Science is a strong-link problem

Science is a strong-link problem

4 comments

·February 4, 2025

funcDropShadow

One purpose of science is to provide the rest of the society, who are not scientists, with reliable insights, ideally with actionable advice on how to solve a problem. If you treat science purely as a stong-link problem, the burden of quality control lays with the consumer of science. Peer review attempts to lay it with experts. That approach is nowhere near perfect, but is the best we have. And it scales much better.

practal

I like the weak-link/strong-link distinction, but you need to be careful what problem exactly you are talking about. "Science" is not a problem. "How to distribute funding to scientists" is a problem. And here the weakest links actually matter, because you only have a finite amount of funding, and you don't want to waste it on the weak scientists, so you have more for strong scientists.

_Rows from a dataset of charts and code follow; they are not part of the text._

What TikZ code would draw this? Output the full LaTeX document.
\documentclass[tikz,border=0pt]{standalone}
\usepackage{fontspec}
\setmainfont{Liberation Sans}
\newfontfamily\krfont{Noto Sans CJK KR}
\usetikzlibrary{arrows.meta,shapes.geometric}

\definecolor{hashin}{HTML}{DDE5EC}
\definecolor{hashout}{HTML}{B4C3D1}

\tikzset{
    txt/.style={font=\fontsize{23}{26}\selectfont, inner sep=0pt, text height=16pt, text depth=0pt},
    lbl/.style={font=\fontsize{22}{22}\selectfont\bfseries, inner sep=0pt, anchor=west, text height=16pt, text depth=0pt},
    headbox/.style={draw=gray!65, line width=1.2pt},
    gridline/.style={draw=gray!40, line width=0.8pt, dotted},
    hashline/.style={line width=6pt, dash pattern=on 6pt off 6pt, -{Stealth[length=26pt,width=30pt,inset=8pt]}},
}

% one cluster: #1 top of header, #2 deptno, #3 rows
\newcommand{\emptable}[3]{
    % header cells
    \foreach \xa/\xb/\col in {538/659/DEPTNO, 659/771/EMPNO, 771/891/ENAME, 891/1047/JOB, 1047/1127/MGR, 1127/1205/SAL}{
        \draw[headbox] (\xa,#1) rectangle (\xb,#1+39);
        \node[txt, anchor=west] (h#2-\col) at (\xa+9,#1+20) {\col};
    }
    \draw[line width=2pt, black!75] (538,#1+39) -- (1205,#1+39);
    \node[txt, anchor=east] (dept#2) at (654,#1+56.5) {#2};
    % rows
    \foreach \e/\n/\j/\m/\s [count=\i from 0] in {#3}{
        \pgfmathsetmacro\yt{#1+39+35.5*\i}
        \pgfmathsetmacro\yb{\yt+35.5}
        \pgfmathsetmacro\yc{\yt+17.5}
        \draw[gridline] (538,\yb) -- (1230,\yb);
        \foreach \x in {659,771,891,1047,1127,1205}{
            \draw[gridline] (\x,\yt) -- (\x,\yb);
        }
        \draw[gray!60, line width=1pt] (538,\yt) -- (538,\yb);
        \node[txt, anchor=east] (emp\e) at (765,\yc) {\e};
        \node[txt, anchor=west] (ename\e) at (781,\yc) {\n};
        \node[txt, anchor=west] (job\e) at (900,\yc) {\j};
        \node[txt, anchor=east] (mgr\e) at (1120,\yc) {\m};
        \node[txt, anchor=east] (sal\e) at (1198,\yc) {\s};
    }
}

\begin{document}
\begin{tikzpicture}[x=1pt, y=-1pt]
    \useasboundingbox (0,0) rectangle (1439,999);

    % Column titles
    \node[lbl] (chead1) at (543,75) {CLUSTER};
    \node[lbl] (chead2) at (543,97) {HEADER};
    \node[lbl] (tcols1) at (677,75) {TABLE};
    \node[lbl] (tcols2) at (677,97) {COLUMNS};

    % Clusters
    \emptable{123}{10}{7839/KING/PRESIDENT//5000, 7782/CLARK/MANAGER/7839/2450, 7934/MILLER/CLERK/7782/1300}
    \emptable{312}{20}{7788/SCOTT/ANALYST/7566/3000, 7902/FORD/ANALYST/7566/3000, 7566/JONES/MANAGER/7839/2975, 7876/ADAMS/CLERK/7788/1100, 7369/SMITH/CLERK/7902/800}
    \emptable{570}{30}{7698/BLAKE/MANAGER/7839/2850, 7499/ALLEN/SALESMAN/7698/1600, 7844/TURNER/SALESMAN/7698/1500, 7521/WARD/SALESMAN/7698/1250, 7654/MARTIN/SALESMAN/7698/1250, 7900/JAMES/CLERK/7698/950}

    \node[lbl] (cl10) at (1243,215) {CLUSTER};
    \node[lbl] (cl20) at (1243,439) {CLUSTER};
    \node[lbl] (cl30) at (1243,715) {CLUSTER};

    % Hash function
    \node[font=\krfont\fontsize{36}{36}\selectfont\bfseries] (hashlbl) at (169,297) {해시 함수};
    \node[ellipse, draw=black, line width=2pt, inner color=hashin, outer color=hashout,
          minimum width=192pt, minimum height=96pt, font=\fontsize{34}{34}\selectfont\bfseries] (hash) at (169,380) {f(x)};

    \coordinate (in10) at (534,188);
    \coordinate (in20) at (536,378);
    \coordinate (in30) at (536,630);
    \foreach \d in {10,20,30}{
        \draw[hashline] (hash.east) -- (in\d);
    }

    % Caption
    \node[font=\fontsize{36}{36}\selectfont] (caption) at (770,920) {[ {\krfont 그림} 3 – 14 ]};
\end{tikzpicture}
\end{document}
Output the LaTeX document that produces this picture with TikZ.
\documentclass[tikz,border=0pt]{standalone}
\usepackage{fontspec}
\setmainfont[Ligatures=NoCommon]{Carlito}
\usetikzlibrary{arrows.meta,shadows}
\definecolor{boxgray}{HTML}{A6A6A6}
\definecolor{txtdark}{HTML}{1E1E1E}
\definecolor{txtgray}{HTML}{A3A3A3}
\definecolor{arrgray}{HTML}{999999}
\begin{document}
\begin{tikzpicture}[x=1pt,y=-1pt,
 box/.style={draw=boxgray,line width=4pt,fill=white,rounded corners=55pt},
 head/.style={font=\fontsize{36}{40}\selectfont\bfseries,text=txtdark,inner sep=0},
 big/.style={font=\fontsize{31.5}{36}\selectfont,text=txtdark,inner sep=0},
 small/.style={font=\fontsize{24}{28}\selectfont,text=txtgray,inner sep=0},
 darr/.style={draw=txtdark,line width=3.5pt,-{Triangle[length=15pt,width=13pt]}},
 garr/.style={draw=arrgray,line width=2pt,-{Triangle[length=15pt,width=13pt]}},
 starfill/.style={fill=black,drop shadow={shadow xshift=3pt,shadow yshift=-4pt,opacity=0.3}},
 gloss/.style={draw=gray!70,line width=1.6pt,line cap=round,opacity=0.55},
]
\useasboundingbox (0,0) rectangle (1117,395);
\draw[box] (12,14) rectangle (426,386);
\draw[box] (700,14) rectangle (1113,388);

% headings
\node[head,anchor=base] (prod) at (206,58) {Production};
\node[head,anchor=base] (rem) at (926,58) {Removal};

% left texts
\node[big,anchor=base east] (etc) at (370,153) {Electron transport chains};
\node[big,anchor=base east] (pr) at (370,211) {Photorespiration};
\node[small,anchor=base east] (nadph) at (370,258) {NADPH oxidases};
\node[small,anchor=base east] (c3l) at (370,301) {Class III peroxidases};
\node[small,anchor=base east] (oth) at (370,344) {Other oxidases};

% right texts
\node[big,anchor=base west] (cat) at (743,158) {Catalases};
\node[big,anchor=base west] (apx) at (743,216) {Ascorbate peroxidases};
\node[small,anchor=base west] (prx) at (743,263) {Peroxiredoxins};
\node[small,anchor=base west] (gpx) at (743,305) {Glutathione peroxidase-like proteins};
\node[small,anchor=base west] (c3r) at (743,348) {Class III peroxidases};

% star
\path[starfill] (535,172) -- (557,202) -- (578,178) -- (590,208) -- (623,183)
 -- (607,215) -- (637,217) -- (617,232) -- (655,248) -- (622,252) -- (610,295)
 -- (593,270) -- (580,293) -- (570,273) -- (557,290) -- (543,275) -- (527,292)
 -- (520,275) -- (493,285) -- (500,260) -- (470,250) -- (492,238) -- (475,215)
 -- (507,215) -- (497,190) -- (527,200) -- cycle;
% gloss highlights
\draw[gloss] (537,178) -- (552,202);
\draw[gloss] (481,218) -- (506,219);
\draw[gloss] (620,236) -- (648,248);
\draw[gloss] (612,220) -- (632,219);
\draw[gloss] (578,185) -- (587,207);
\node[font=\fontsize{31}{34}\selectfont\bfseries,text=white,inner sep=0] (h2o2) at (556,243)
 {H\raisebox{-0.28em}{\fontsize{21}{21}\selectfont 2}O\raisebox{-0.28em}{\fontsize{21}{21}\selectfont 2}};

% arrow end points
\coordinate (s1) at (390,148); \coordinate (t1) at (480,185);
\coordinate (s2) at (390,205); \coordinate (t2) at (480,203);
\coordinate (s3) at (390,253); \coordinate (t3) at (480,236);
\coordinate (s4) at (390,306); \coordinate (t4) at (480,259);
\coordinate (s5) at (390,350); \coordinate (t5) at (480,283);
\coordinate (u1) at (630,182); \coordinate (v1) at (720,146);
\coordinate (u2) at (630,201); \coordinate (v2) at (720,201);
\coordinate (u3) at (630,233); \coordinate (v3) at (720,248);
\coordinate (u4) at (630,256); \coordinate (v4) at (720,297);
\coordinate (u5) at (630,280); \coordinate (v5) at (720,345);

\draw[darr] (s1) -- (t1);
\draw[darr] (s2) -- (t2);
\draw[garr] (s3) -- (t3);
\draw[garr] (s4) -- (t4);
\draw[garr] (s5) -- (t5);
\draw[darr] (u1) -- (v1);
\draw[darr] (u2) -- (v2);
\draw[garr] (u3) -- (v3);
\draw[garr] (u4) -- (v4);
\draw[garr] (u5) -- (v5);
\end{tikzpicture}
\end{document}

Another way of phrasing that problem is, "what actually is strong science, and what is weak science"? Over a few decades, that question usually plays out correctly, but even a few years is often not enough to tell, even for specialists, especially for truly new and original science. As an example, right now, would you say abstraction logic [1] is strong or weak science?

And of course, venture capital funding is also not a strong-link problem. You can waste money on some weak startups that you thought were actually strong, but do that too much, and your fund goes under.

[1] http://abstractionlogic.com

brudgers

I read this and thought, I wonder where LLM's fall in the range...I think about the quality of LLM's more than I want.